Open Shulyaka opened 10 months ago
well, i fiddled with mine to do that..
and it needs a redesign. can't wait for the response from a chunk, so have to spin off a async task to handle the waits, and if there is text, send it some place to consolidate with prior and maybe signal done and then on the send side, don't know what happens if the handler blocks while transcribing. does it hold up the next block arriving> buffering.. so one would have to spin off another async thread with a queue to handle the transcribes.. and sends.. and figure out all the audio data alignment to all the interim transcribes.
so I modified my asr to do interim results, on the fly.. but as suspected it will taks some work to figure out what to do with the audio data..
currenlty for test, if the transcriber returns text (not '') then I send that back and drop the audio input saved to here. effectively starting over... BUT.. this truncates some of the text response..
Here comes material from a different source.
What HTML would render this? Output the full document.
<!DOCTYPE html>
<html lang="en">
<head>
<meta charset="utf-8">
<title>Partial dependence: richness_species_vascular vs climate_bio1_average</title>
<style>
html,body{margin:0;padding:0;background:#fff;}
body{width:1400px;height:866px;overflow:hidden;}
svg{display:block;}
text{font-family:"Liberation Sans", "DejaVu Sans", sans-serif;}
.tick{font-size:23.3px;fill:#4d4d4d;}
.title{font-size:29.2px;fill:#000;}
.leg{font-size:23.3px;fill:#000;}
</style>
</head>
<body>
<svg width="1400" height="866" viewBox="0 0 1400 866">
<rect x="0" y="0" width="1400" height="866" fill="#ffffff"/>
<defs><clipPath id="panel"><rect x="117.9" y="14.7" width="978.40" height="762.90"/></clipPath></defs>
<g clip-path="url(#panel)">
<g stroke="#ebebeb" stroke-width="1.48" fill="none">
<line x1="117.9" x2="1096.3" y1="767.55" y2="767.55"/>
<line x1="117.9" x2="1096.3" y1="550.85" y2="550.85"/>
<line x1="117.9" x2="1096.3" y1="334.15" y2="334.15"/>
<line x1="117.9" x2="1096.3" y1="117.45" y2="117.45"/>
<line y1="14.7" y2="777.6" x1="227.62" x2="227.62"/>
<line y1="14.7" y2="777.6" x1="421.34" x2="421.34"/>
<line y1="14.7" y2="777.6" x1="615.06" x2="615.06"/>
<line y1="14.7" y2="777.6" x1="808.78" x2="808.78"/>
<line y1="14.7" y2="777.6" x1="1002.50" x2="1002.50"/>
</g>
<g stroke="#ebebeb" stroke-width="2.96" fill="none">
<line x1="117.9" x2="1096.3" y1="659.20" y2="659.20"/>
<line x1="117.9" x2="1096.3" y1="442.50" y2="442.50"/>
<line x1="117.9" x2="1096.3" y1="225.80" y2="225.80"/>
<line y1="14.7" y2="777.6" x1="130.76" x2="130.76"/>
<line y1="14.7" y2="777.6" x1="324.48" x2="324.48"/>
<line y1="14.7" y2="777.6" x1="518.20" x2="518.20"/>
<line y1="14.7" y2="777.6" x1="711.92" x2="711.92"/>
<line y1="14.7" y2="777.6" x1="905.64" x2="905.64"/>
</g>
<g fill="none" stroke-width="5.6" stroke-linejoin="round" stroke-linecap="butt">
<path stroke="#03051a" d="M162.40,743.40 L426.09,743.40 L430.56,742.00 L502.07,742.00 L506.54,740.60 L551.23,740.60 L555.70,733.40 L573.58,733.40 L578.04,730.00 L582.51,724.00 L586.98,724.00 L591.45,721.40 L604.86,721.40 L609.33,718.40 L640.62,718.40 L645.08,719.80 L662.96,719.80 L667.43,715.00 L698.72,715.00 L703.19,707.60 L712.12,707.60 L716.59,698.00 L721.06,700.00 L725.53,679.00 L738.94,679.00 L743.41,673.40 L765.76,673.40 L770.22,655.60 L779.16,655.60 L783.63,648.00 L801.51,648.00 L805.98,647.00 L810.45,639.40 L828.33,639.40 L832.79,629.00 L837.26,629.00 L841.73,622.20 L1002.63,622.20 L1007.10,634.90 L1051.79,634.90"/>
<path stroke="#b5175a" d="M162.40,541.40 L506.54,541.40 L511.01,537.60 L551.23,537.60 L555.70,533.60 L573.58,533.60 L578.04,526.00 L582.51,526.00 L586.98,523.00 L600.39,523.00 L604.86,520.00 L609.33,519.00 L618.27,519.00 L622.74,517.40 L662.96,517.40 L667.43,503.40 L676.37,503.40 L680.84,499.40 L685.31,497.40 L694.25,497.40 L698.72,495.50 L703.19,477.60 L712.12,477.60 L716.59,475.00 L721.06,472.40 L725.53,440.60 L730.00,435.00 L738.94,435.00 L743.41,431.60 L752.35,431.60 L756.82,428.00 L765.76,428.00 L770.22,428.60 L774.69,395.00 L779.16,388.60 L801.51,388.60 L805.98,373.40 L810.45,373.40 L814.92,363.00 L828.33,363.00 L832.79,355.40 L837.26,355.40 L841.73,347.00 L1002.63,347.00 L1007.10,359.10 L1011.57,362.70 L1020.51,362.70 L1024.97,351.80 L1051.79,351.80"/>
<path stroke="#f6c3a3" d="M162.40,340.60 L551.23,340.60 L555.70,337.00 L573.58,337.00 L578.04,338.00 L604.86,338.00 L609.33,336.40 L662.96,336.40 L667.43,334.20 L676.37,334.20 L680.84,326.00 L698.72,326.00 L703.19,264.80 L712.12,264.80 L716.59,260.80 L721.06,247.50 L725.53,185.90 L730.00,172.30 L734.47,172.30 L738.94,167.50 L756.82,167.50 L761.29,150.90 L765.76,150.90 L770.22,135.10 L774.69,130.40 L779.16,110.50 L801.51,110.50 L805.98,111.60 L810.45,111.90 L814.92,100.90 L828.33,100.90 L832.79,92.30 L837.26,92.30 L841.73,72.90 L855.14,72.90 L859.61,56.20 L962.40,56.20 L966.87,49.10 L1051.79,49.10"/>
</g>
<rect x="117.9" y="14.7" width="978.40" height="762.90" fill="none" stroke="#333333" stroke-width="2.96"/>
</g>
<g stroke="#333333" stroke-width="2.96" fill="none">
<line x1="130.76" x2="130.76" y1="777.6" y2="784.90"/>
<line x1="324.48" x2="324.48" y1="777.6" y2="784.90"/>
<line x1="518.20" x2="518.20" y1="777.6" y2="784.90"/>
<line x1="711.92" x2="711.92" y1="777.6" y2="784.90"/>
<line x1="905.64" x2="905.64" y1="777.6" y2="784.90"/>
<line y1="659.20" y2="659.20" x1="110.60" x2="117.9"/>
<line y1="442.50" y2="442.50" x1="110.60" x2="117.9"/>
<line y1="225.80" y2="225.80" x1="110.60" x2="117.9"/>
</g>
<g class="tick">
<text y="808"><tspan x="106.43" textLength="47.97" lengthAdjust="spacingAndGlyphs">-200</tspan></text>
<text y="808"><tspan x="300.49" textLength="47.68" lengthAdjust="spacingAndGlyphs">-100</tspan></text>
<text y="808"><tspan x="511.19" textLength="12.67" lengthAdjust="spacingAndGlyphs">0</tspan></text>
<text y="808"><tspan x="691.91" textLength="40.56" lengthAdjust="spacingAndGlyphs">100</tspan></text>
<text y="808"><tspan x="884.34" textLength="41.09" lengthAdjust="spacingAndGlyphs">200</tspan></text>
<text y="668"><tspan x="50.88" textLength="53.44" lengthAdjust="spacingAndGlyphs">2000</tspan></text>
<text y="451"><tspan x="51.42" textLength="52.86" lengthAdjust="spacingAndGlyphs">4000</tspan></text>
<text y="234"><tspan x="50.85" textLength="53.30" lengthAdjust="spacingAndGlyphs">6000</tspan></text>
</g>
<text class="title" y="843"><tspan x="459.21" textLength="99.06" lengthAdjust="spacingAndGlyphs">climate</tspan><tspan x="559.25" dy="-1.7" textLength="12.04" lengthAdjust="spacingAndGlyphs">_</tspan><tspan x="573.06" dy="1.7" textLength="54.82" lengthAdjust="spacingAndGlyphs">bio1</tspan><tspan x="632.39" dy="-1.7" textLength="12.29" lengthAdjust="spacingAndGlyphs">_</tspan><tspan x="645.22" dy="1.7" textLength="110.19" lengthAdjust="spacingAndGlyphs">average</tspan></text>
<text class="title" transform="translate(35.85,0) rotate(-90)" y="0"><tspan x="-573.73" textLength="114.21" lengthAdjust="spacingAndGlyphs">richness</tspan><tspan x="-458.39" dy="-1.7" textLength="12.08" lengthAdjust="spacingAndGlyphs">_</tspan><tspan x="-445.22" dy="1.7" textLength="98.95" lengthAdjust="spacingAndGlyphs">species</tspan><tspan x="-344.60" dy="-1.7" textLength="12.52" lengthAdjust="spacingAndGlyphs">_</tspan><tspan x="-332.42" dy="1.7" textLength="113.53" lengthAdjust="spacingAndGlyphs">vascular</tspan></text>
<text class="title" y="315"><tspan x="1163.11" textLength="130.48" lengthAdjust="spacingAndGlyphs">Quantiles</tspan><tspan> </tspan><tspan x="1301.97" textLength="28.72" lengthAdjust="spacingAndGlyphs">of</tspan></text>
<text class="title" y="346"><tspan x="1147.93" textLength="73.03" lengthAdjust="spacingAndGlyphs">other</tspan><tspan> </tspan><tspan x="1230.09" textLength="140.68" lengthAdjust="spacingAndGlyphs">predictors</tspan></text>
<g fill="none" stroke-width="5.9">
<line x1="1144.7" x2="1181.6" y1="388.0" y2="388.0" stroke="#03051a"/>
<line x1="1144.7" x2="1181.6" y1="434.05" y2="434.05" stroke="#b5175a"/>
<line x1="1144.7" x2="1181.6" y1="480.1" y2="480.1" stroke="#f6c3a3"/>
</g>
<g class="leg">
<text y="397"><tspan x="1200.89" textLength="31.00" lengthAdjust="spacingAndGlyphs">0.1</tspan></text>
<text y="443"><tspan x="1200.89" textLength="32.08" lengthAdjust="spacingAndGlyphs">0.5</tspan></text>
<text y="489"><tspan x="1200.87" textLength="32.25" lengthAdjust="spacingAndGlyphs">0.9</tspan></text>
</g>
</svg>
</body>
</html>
should be testing testing testing testing
but got test test Washigton testing test with a lot of no text responses in between
returned text=
returned text=
returned text=
returned text=
returned text=
returned text=
returned text=test
returned text=
returned text=
returned text=
returned text=test
returned text=
returned text=
returned text=Washington
returned text=
returned text=
returned text=testing
returned text=
returned text=
returned text=test
returned text=
returned text=
returned text=
returned text=
returned text=
returned text=
returned text=
returned text=
returned text=
returned text=
returned text=
I don't know what my transcriber does under the covers..
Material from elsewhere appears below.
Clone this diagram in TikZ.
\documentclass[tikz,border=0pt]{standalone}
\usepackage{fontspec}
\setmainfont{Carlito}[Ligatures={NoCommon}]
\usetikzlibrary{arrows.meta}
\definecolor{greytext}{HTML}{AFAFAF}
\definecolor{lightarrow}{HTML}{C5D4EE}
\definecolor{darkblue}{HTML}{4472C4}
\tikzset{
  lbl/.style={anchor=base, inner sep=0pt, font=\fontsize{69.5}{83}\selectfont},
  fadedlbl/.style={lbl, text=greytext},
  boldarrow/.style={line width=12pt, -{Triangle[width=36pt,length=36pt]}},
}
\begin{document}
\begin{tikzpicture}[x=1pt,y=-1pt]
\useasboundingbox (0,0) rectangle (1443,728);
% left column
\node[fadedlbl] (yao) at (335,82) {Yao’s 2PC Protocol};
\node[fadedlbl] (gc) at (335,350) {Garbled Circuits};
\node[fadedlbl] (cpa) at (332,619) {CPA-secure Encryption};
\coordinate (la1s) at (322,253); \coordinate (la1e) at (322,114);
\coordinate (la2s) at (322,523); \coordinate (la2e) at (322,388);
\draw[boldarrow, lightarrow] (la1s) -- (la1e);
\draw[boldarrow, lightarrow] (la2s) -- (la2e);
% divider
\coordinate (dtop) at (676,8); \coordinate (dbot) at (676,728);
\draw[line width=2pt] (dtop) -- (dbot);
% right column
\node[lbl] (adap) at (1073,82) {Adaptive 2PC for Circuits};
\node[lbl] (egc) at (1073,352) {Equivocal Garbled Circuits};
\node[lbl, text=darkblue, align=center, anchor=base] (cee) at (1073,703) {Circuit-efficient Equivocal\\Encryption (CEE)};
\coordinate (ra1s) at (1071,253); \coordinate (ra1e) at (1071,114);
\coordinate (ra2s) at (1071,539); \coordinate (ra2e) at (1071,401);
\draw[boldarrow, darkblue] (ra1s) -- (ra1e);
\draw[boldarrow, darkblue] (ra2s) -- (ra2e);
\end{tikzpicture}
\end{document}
I think this could be done with the appropriate start/stop/chunk events. So for ASR/STT response, it could be TranscriptStart
, TranscriptStop
, TranscriptChunk
. This way, the server would be able to differentiate it well from the original Transcript
which is the whole thing at once.
transcript is at the end transcribe is at the start
I think another Parm on the Transcribe would indicate that the client is enabled for interim results.
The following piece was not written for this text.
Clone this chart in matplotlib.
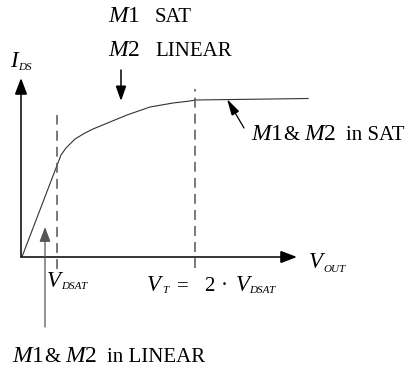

transcriptchunk implies the client is processing the chunks somehow but it's streaming from the mic non stop
it's unlikely that every client would change.
the current whisper sends the results on audio stop, not transcript anyhow.
but that doesn't tell the client if the server will send interim results. currently Transcribe doesn't have a response
Maybe we could use the Describe Info response to indicate if the asr supports intermediate responses
then I suppsose a new TranscriptChunk event out from the asr would inform the client
It would be good to support chunked text the same way we support chucked audio. The reason is that LLMs produce the text token-by-token, and when the text is big, we would like to start producing the audio via tts right away instead of waiting.